Monday, 29 January 2024: 5:15 PM
314 (The Baltimore Convention Center)
Climate intervention via the artificial brightening of low marine clouds, or Marine Cloud Brightening (MCB), has been proposed as a method of reflecting sunlight to cool the earth and reduce the impacts of global warming. The impacts of MCB will depend on, among other things, the size and location of the intervention, and evaluating and comparing different "strategies" is therefore necessary to fully understand what MCB could or could not accomplish. The application of feedback control theory has been used in climate models in conjunction with Stratospheric Aerosol Injection (SAI), another proposed mode of climate intervention; rather than using prescribed aerosol injection rates, a climate "goal" (such as a constant global mean temperature) is specified, and the feedback control algorithm chooses the injection rates necessary to meet that goal. With enough information about how the intervention affects the climate system, multiple climate goals, including different temperature patterns, precipitation distribution, and Arctic sea ice extent, can be targeted simultaneously. We apply this methodology to MCB in version 2 of the Community Earth System Model (CESM2), first by conducting "system ID" simulations to quantify the impacts of different MCB strategies, and then by writing feedback control algorithms and simulating feedback-regulated MCB to meet a global mean temperature target. Our simulations demonstrate that by "ramping up" the scope of an MCB intervention by increasing the area of the ocean in which MCB is deployed, we can eliminate most of the warming above the specified target (1.5°C above pre-industrial) in CESM2 under the SSP2-4.5 scenario in the 2035-2069 period.

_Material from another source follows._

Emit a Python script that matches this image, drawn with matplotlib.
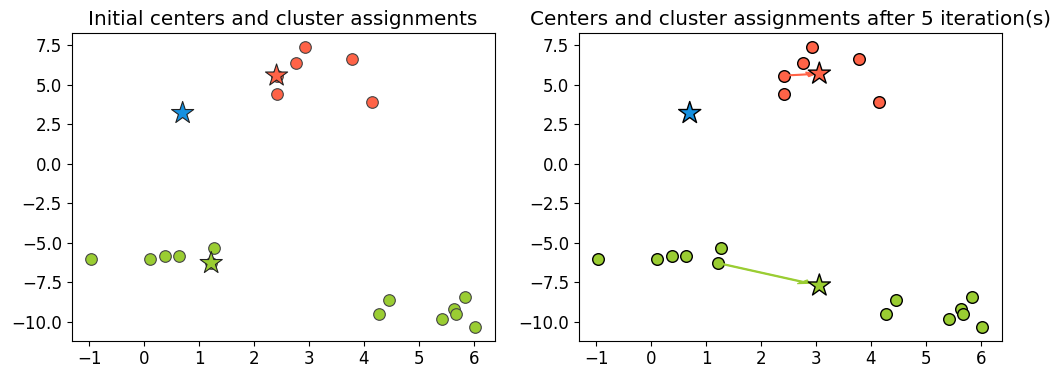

This methodology can be expanded to individual interventions in different areas of the ocean to allow for multiple degrees of freedom, with the eventual goal of managing global mean temperature (T0), the inter-hemispheric temperature gradient (T1), and the equator-to-pole temperature gradient (T2) independently, analogous to the GLENS (Geoengineering Large Ensemble) and ARISE-SAI-1.5 (Assessing Responses and Impacts of Solar climate intervention on the Earth system) simulations.